* _Problem to solve_
Spot each line that carries the word "this"; copy those lines.

* _Data to process_
* START *
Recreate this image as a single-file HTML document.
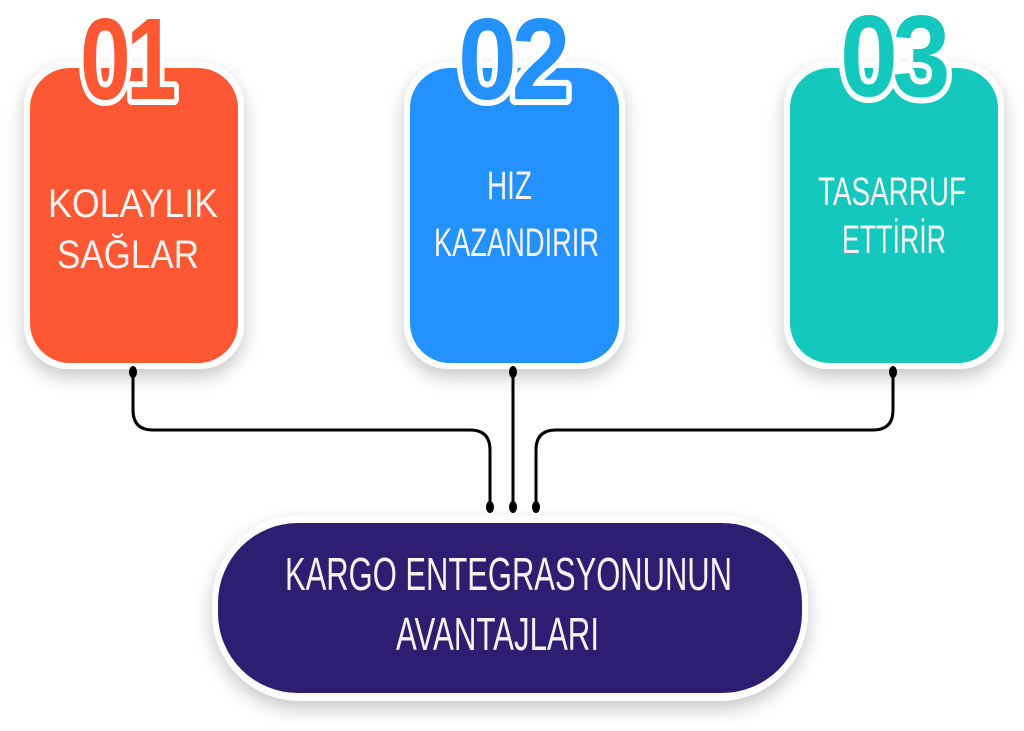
* END *
* START *
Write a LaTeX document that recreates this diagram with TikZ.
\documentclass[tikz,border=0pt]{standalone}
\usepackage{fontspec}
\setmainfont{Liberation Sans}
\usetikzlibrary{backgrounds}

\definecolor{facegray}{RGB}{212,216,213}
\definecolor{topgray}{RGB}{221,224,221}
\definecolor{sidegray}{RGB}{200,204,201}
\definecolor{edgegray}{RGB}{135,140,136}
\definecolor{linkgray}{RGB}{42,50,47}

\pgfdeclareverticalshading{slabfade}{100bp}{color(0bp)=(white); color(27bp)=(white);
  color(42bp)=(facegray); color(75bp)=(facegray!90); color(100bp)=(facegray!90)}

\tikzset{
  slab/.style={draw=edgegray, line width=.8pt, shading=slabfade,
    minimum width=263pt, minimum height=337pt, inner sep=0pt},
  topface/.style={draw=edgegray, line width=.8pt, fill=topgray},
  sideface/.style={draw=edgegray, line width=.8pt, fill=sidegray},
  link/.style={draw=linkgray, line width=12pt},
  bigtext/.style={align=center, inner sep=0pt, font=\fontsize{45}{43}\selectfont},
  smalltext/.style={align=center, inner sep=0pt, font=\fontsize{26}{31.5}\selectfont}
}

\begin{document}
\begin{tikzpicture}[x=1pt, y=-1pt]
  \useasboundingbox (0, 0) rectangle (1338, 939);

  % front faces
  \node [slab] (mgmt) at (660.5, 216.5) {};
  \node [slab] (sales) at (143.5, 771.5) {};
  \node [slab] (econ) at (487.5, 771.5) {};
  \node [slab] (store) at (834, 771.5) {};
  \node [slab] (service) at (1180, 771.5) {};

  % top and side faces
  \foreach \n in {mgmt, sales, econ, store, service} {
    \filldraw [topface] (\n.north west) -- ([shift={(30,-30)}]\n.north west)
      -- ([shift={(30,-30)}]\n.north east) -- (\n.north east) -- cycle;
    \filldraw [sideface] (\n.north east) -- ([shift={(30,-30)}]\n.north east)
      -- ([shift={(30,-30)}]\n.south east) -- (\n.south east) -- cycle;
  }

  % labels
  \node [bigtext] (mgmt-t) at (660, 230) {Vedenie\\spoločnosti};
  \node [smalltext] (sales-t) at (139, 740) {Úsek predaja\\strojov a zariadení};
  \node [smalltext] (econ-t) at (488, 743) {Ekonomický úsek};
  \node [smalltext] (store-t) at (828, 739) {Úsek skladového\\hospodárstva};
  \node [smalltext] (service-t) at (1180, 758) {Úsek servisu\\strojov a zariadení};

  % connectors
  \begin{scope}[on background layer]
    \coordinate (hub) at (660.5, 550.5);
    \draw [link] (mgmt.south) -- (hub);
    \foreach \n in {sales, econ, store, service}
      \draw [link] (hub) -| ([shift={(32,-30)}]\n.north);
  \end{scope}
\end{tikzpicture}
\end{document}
* END *
* _Written solution_
Recreate this image as a single-file HTML document.
Write a LaTeX document that recreates this diagram with TikZ.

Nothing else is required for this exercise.